I had somewhat modest expectations for the Packers coming into this season — for reasons that, in hindsight, turn out to be wrong. I assumed the running game would be strong and consistent, as it was at the end of last year, and that even with a quick passing game to ease Aaron Rodgers’ transition we’d struggle a bit through the air. The opposite has been true, of course.
But on defense, after the loss of Corey Williams I was particularly concerned with depth — and quality depth. Justin Harrell is injured once again — not available until after the sixth game of the season. KGB had a decent number of sacks last year but most of them came in garbage time and several came in one game. He has been utterly ineffective this season. Johnny Jolly has not been having the kind of impact he had last year. Colin Cole has been invisible. And Ryan Pickett seems a half-step slower this year.

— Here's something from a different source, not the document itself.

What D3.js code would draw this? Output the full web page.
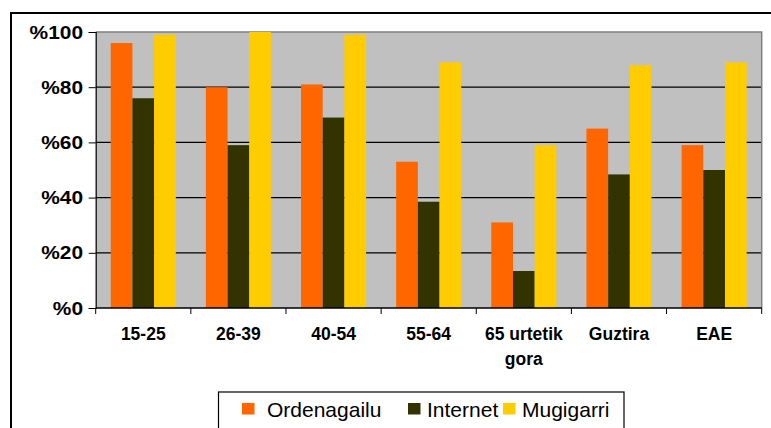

Now, Cullen Jenkins is out. With all due respect to Aaron Kampman, Jenkins has been our best defensive lineman through four games. Leave aside all of the other injuries on defense — AJ Hawk, Al Harris, Atari Bigby — this is the one that will hurt the most.

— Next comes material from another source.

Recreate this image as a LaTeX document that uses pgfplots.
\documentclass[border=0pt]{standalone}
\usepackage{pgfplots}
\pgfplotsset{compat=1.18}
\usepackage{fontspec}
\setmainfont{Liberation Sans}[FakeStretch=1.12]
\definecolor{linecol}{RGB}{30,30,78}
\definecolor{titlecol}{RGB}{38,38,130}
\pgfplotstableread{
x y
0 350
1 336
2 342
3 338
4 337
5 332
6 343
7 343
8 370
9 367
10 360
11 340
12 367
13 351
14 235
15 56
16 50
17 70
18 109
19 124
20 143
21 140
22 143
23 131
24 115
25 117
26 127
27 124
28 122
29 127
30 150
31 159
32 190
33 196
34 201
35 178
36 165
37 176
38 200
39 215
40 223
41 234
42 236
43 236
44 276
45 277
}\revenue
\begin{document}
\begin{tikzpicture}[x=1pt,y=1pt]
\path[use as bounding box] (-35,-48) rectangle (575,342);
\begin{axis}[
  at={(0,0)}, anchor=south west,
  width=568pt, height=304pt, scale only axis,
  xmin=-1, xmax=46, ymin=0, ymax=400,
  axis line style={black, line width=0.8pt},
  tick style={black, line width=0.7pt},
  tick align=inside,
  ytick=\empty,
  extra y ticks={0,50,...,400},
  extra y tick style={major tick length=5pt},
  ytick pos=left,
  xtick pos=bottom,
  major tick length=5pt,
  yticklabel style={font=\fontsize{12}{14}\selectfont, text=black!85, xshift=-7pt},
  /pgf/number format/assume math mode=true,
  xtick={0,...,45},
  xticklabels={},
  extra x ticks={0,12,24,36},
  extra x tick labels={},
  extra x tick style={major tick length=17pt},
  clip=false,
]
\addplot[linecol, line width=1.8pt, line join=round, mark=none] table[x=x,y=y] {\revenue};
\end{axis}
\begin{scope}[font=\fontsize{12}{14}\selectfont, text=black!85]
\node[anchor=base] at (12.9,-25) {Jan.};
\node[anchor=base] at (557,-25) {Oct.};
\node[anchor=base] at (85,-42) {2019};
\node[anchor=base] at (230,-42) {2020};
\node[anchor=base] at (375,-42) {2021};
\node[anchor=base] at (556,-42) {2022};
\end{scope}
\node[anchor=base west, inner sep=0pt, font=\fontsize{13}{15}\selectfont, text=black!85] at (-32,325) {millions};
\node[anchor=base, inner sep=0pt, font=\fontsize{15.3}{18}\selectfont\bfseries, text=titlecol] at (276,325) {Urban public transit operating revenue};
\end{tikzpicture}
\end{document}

Michael Montgomery will assume most of Jenkins’ duties. That sentence alone should tell you how much trouble we’re in. Nothing against Montgomery, of course, he’s apparently a hard worker who has made the most of NFL opportunity after being selected in the sixth round of the 2005 draft.
It’s time to adjust our expectations. The defense is going to struggle. Through the first four games, the Packers were ranked 26th against the run — and that was with everyone healthy and with Jenkins, a wide body with surprising quickness, in the mix. Every coach will be looking to exploit that weakness and unless Harrell comes back and plays like the 17th overall pick that Ted Thompson spent to acquire him, it’s going to get very, very ugly.
On offense, the offensive line has been as bad as Aaron Rodgers has been good. Rodgers had a tough game on Sunday, but he’s otherwise been solid to very good. Did he struggle against Tampa because he did not have protection? Yes. Did he struggle because we had very little run game? Yes. Did he struggle because Tampa had three game tapes on him and exploited his weaknesses? Maybe. That’s all bad news.
Last year, Cleveland’s Derek Anderson started the second game of the season and lit it up through first half of the year. Then, suddenly, he struggled. There were all sorts of reasons that his play was not as good, but the fact that teams had seen him play and knew how to gameplan against him was a big one. That may be happening to Rodgers.
The offensive line has been bad. It’s probably true that they need a game to get back in synch after the injury to Scott Wells and his subsequent return. But after several seasons as the line’s unheralded star, Chad Clifton has been mediocre. The two guards remain a problem, though Spitz is likely a long-term starter. (I don’t think Daryn Colledge is.)
The special teams units are a mess, too. Derrick Frost should have been cut on Monday. It’s a stupid mistake because it was so avoidable. Jon Ryan was a decent punter — not great, but not bad. His shanks were a problem and coming at the wrong time could cost us games. But Frost is just not that good.
And the kicking game has been okay, despite the new long snapper and new holder. (With just one botched exchange.) There will likely be more adjustments when Frost is cut and Mason Crosby will have yet another holder.
Bottom line: Given this string of injuries and their tough schedule, it looks like the Packers will be lucky to be a .500 team this year. (I had them at 9-7 at the beginning of the year.) And the favorite to win the NFC North? The Chicago Bears.